* START Given data *

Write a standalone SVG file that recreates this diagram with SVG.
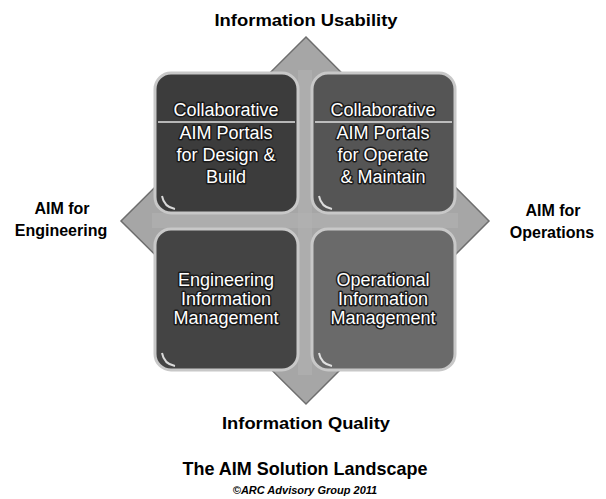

* END Given data *
* START Given data *

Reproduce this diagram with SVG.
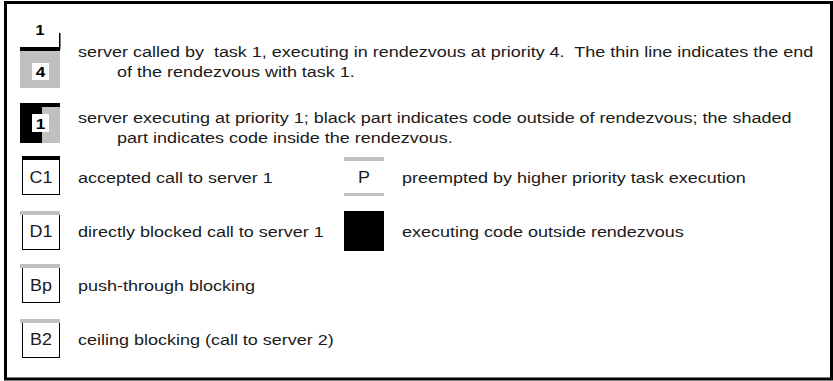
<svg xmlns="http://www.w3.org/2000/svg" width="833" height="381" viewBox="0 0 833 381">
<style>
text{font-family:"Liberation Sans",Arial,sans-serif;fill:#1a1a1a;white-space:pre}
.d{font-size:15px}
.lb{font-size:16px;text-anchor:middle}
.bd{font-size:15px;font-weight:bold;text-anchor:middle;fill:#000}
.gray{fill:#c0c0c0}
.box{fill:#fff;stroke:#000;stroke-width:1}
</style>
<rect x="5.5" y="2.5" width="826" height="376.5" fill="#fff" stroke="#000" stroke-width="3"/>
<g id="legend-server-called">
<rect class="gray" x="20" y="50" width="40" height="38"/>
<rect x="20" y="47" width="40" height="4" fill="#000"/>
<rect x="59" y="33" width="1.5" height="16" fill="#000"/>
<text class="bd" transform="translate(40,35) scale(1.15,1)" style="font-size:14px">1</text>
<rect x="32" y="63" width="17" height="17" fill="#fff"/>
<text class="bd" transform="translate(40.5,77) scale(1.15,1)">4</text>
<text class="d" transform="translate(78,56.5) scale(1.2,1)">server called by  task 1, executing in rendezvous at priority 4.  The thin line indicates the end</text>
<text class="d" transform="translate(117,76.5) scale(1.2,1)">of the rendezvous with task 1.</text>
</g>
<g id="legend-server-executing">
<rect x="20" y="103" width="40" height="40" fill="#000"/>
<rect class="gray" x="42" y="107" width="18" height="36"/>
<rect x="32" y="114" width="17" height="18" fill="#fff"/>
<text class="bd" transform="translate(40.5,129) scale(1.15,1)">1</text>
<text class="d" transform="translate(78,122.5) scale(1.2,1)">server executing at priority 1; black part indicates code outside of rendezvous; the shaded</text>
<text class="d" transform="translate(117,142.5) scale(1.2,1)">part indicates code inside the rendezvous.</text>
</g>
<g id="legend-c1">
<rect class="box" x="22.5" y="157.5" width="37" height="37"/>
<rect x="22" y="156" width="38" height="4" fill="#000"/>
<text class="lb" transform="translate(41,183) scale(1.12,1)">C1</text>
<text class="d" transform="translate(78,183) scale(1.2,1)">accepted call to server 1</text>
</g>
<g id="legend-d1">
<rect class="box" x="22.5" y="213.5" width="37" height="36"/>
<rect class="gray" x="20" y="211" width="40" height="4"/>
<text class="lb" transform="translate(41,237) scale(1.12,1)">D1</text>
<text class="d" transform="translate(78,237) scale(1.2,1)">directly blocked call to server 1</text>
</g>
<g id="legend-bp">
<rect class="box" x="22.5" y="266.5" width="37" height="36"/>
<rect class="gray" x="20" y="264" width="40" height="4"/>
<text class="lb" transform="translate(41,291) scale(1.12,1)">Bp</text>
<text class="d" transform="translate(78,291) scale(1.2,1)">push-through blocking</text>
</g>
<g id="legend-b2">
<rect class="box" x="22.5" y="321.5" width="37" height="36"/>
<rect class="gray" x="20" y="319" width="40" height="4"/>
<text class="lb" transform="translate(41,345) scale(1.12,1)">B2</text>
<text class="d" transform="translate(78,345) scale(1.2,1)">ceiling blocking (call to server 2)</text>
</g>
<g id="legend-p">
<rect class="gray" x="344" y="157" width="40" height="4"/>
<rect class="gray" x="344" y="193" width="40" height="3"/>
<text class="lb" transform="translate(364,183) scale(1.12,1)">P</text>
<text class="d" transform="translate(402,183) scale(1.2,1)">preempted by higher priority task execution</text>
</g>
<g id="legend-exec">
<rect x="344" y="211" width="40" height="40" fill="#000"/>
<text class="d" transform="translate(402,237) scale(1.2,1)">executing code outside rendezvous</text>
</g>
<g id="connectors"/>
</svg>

* END Given data *
* START Given data *

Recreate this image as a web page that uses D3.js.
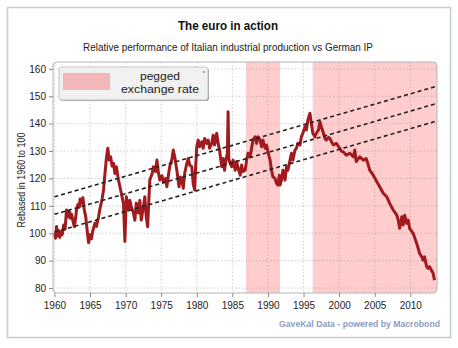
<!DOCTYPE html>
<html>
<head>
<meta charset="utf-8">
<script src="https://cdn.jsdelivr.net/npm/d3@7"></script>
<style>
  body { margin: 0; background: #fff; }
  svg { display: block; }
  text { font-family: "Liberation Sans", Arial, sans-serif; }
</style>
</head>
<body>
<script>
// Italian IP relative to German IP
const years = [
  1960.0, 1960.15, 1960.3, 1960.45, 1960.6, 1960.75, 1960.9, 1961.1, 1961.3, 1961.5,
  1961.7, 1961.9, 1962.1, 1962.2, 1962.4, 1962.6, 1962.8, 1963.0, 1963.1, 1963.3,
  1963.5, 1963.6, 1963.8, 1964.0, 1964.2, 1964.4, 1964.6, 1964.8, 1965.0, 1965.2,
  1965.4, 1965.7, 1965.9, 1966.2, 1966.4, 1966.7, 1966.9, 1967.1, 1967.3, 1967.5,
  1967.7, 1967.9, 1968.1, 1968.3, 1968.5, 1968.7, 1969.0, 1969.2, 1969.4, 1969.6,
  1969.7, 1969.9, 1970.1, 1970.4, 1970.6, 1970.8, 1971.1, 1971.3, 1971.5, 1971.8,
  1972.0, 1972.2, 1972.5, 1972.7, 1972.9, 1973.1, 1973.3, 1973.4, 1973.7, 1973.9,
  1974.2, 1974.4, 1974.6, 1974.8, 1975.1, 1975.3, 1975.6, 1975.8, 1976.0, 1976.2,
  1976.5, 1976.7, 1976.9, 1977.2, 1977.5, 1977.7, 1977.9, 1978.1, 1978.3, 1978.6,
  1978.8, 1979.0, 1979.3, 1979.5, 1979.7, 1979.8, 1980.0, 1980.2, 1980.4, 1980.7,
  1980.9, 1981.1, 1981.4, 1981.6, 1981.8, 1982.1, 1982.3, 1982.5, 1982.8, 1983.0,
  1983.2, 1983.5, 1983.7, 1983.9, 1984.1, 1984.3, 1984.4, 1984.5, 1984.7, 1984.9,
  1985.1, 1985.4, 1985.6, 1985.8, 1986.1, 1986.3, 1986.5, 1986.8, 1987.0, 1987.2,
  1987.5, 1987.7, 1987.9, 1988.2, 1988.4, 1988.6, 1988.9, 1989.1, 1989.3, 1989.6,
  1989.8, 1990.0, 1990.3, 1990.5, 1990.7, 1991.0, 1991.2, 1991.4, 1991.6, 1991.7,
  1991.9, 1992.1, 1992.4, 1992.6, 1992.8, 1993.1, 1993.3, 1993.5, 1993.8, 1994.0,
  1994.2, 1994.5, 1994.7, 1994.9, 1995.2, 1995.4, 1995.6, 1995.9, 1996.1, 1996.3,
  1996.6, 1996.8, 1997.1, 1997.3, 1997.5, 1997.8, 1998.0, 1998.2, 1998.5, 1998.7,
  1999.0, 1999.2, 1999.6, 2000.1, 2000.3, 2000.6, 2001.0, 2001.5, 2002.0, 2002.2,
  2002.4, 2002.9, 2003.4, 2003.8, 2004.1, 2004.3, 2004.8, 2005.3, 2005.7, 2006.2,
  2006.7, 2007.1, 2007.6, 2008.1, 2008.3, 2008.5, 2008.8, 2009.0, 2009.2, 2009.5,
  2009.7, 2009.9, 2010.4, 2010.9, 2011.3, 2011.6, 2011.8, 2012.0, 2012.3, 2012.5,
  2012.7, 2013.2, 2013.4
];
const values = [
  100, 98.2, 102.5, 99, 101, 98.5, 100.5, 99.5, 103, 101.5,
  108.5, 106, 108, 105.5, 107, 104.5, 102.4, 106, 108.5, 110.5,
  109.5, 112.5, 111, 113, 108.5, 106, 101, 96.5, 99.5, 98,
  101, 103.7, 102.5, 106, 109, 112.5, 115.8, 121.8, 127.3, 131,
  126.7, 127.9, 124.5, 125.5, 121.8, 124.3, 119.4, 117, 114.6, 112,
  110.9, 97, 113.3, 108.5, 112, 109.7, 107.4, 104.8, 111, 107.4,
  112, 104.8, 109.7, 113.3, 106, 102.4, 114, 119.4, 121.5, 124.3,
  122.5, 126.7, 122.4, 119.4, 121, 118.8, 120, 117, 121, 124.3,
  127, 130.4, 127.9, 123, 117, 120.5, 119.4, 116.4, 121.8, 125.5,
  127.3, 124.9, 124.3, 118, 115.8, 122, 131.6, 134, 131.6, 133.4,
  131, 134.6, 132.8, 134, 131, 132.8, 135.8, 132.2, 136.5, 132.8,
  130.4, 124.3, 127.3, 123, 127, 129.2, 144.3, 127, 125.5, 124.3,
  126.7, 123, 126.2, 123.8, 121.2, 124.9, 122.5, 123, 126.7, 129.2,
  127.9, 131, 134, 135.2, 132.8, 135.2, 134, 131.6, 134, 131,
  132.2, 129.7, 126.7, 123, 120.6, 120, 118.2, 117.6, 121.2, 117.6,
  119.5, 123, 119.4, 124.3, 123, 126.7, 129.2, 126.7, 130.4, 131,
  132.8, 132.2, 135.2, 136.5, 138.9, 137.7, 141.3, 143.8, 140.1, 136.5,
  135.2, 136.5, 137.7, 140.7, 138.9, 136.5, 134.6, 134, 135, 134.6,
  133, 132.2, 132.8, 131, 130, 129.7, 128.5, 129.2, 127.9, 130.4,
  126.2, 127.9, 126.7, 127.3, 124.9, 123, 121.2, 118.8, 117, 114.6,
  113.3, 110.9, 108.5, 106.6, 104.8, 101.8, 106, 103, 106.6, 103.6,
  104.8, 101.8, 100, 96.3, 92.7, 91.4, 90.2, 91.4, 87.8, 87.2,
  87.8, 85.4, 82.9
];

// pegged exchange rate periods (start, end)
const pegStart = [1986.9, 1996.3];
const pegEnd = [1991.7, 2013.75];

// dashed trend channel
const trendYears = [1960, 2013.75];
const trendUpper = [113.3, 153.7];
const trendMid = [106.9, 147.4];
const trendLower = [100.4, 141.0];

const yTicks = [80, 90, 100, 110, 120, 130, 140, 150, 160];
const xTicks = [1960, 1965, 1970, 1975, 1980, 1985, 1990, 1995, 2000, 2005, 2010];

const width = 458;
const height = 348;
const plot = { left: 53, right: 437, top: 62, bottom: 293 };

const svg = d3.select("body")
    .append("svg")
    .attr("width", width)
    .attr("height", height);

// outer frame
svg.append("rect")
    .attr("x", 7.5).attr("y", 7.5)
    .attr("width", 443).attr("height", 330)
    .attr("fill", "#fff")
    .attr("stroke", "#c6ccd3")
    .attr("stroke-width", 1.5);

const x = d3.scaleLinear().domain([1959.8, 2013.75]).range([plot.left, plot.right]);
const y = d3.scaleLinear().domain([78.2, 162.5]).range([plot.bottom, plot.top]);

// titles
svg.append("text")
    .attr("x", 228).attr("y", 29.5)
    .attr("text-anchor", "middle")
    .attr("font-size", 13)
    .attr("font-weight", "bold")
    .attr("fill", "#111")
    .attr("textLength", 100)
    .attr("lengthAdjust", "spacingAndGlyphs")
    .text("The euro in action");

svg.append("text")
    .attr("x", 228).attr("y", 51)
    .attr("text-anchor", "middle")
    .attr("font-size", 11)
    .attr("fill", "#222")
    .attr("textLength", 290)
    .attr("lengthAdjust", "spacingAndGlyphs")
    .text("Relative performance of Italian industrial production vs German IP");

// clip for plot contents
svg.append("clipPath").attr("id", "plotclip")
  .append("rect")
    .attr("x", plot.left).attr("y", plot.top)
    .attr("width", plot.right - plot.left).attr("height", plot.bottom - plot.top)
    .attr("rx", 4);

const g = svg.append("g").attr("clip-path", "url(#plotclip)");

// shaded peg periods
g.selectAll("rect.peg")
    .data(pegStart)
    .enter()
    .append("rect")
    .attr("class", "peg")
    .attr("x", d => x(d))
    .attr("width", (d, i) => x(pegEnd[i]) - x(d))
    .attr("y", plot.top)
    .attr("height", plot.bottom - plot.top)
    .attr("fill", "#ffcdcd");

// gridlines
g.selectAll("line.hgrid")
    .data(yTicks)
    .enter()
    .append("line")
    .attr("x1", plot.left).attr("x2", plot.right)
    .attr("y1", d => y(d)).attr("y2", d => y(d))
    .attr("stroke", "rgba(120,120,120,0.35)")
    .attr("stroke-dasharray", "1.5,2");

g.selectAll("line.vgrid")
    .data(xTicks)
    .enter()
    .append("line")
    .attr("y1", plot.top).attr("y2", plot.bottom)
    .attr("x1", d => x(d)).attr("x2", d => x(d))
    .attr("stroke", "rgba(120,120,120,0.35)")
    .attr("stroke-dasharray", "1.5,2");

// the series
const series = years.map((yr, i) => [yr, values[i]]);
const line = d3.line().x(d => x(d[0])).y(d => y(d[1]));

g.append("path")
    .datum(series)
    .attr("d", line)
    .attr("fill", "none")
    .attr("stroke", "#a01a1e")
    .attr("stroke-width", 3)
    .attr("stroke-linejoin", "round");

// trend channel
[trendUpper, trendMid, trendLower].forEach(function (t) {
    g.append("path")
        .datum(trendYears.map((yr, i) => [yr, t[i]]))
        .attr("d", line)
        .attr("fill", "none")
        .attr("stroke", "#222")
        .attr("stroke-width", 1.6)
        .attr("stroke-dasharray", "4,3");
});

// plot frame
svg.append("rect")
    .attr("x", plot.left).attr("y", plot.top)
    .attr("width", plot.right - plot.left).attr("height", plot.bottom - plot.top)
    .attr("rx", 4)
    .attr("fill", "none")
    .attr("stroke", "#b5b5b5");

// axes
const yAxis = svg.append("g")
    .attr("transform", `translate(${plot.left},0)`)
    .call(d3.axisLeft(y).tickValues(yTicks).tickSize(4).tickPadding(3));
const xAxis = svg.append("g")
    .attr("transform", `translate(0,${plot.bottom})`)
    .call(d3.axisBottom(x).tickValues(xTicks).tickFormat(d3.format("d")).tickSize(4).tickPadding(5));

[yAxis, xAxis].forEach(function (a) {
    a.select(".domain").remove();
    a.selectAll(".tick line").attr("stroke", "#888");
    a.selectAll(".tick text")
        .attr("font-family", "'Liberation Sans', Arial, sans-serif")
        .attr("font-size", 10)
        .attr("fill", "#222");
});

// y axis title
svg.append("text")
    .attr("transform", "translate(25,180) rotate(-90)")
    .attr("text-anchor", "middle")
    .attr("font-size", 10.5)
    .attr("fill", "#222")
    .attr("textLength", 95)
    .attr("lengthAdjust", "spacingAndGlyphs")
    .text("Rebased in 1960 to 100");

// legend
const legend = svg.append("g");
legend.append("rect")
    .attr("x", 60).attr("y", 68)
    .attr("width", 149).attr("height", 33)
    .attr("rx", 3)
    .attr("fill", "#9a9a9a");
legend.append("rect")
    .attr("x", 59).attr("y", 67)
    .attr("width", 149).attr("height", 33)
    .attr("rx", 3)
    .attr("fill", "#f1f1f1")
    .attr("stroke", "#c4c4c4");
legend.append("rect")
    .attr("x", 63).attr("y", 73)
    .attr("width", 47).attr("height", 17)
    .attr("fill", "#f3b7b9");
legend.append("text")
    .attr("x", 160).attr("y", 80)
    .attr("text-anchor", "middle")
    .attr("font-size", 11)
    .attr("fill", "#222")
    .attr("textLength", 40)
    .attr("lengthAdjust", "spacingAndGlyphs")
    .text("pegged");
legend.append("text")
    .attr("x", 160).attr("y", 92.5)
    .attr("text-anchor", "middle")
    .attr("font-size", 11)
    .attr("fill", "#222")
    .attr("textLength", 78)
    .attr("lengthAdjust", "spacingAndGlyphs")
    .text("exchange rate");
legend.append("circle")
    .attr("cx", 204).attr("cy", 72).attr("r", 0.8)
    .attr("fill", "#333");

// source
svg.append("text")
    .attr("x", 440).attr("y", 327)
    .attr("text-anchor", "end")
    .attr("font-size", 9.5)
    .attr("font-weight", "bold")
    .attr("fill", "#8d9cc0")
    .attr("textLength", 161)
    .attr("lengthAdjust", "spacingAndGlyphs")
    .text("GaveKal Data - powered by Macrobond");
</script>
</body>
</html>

* END Given data *

## Short task
Go through the lines above. Select every one that has the string "this".

## Task response
Write a standalone SVG file that recreates this diagram with SVG.
Reproduce this diagram with SVG.
Recreate this image as a web page that uses D3.js.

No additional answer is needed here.